Questo Ali Pur combatte sia contro il governo sia contro i talebani e sembra protetto da politici molto influenti a Kabul, tutti Hazara. Il governo aveva arrestato Ali Pur, nel 2018, nel quartiere di Dasht-e-Barchi, ma il comandante è stato rilasciato il giorno seguente, dietro forti pressioni della comunità Hazara. In cambio ha firmato un documento promettendo di non commettere più nessuna illegalità. Ma non è cambiato nulla e Ali Pur agisce ancora come signore della guerra.

La questione più delicata, tuttavia, riguarda i suoi forti legami con Teheran. «Lui e altre milizie sciite stanno reclutando soldati per l’Iran e i Fatimyiun», dice l’analista militare afghano Habib Wardak. Il più fido alleato di Ali Pur è un parlamentare Hazara della provincia di Wardak, Mehdi Rasikh, che appare in molte foto insieme ad Ali Pur, impugnando armi iraniane. È anche di lui che tratta un documento top-secret dell’Intelligence afghana (Nds), passato da una fonte anonima che lavora negli uffici della procura pubblica generale, e che conferma tutti i sospetti: «Il parlamentare Mehdi Rasikh è un membro attivo dei Fatimyun e sostene il comandante locale chiamato Abd Al-Ghani Ali Pur. Entrambi sono diretti rappresentanti dei Fatimyiun nel paese», cita il documento in lingua Dari.

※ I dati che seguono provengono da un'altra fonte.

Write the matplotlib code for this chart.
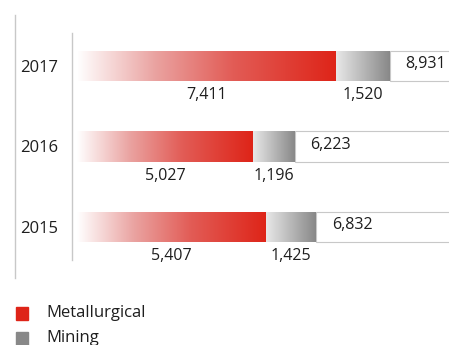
import numpy as np
import matplotlib.pyplot as plt
from matplotlib.colors import LinearSegmentedColormap
from matplotlib.lines import Line2D
from matplotlib.patches import Rectangle

years = ["2015", "2016", "2017"]
metallurgical = [5407, 5027, 7411]
mining = [1425, 1196, 1520]
totals = [6832, 6223, 8931]
metal_labels = ["5,407", "5,027", "7,411"]
mining_labels = ["1,425", "1,196", "1,520"]
total_labels = ["6,832", "6,223", "8,931"]

RED = "#de2418"
GRAY = "#888888"
red_cmap = LinearSegmentedColormap.from_list(
    "red", [(0, "#ffffff"), (0.3, "#eaa3a1"), (0.6, "#e25c56"), (1, RED)])
gray_cmap = LinearSegmentedColormap.from_list("gray", ["#e8e8e8", GRAY])

plt.rcParams["font.family"] = ["Open Sans", "DejaVu Sans"]
TXT = "#1e1e1e"

fig = plt.figure(figsize=(4.49, 3.45), dpi=100)
ax = fig.add_axes([72 / 449, 1 - 260 / 345, 1 - 72 / 449, (260 - 33) / 345])

y = np.arange(len(years))
h = 0.385
xmax = 10628
grad = np.linspace(0, 1, 256).reshape(1, -1)

# white outlined box behind the total, running off the right edge
ax.barh(y, [xmax * 2] * len(y), left=totals, height=h, color="white",
        edgecolor="#c8c8c8", linewidth=0.8, zorder=1)

red_bars = ax.barh(y, metallurgical, height=h, color="none", zorder=2)
gray_bars = ax.barh(y, mining, left=metallurgical, height=h, color="none", zorder=2)

for bars, cmap in ((red_bars, red_cmap), (gray_bars, gray_cmap)):
    for b in bars:
        x0, y0 = b.get_x(), b.get_y()
        im = ax.imshow(grad, cmap=cmap, aspect="auto", zorder=2,
                       extent=[x0, x0 + b.get_width(), y0, y0 + b.get_height()])
        im.set_clip_path(b)

for i in range(len(y)):
    ax.text(metallurgical[i] / 2, y[i] - h / 2 - 0.17, metal_labels[i],
            ha="center", va="center", fontsize=11.5, color=TXT)
    ax.text(metallurgical[i] + mining[i] / 2, y[i] - h / 2 - 0.17, mining_labels[i],
            ha="center", va="center", fontsize=11.5, color=TXT)
    ax.text(totals[i] + 450, y[i] + 0.02, total_labels[i],
            ha="left", va="center", fontsize=11.5, color=TXT)

ax.set_xlim(-143, xmax)
ax.set_ylim(-0.41, 2.41)
ax.set_yticks(y)
ax.set_yticklabels(years, fontsize=12, color=TXT)
ax.tick_params(axis="y", length=0, pad=10)
ax.set_xticks([])
for s in ("top", "right", "bottom"):
    ax.spines[s].set_visible(False)
ax.spines["left"].set_color("#c8c8c8")
ax.spines["left"].set_linewidth(1.0)

# outer frame line
fig.add_artist(Line2D([15 / 449, 15 / 449], [1 - 15 / 345, 1 - 278 / 345],
                      color="#c8c8c8", linewidth=1.0))

# legend
for label, color, yc in (("Metallurgical", RED, 313), ("Mining", GRAY, 338)):
    fig.add_artist(Rectangle((16 / 449, 1 - (yc + 6.5) / 345), 12 / 449, 13 / 345,
                             transform=fig.transFigure, color=color))
    fig.text(46 / 449, 1 - yc / 345, label, ha="left", va="center",
             fontsize=12, color=TXT)

fig.savefig("out.png", dpi=100)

Seduto in un’auletta nel mezzo al parlamento afghano a Kabul, Mehdi Rasikh smentisce tutte le accuse contenute nei documenti, nelle foto e dai testimoni: «Ali Pur difende la gente. Posso assicurare che non ha alcun legame con l’Iran e non sta reclutando soldati. Sta solo difendendo l’area da attacchi dei Talebani e le tribù nomadi, conducendo sporadiche missioni in altre regioni. Il governo non ha nessun documento che provi la sua illegalità. Dà solo un salario e l’equipaggiamento necessario ai suoi soldati». Non si sa però da dove vengano i soldi e le armi.

Dal lato ufficiale, il governatore della provincia di Wardak, il generale Muzafarudin Yamen, afferma che «Ali Pur è sostenuto dall’Iran. L’Iran vuole cominciare una guerra in questo paese ma la gente non l’accetterà». La stessa cosa viene sostenuta da Haji Akbar Zui, portavoce del consiglio provinciale di Wardak: «In questa regione vogliono creare il caos fra gruppi etnici uccidendo i leader tribali e creare un conflitto fra Hazara e Pashtun, tra sciiti e sunniti. E Nella regione l’Iran sostiene gruppi armati come Ali Pur». Secondo Akbar Zui inoltre i signori della guerra sciiti trasporterebbero soldati e riceverebbero armi dall’Iran usando i canali montagnosi dell’Afghanistan centrale, accedendo a territori confinanti con l’Iran.

Ma è la gente che vive nei territori controllati da Ali Pur a subire continui abusi. Sahib Jan, un anziano leader pashtun di quasi 70 anni, racconta quanto spietati siano stati gli uomini del comandante sciita durante il periodo passato nelle sue segrete. Lo scorso novembre è stato picchiato, derubato e ha visto una delle persone imprigionate insieme a lui, morire sulle sue ginocchia.

«Eravamo stipati in 3 in un gabinetto adibito a cella. Gli altri due si chiamavano Faisal Rabi e Said Abas, due parenti. Siamo rimasti diciannove giorni senza né mangiare né bere. Recitavo il Corano e mi si seccava la bocca. Eravamo legati mani e piedi. Un giorno hanno preso Rabi, l’hanno picchiato a morte. Quando l’hanno risbatutto in cella era buio. Ha poggiato la sua testa sulle mie ginocchia prima di morire. Solo il giorno dopo, con un po’ di luce, ho visto che c’era il suo sangue sul mio vestito». Se il governo non prenderà misure contro Ali Pur, brandiremo le armi e uccideremo tutti gli hazara», commenta dalla rabbioso Saif Ul Rahman, parente di Rabi anche lui. Negli ultimi giorni la popolazione di Wardak ha protestato contro Ali Pur, accusato di fomentare una guerra etnica e attaccare nomadi e pashtu. Chiedono al governo di arrestarlo.

Ma l’analista Habib Wardak ridimensiona il ruolo attuale della milizia: «Per adesso l’Iran appoggia ancora i talebani perché non hanno mire internazionali e combattono contro Daesh. I Fatimyiun sono però l’arma da usare caso in cui ci fosse un cambio di strategia da parte talebana. A quel punto potrebbero essere facilmente dispiegati per combattere».

Certo è che una nuova guerra etnico-religiosa sarebbe un disastro per questo paese martoriato da decenni. Tutti lo pensano, anche se nessuno può prevedere se e quando scoppierà. Ma gli indizi, in questo senso, sembrano essere chiari.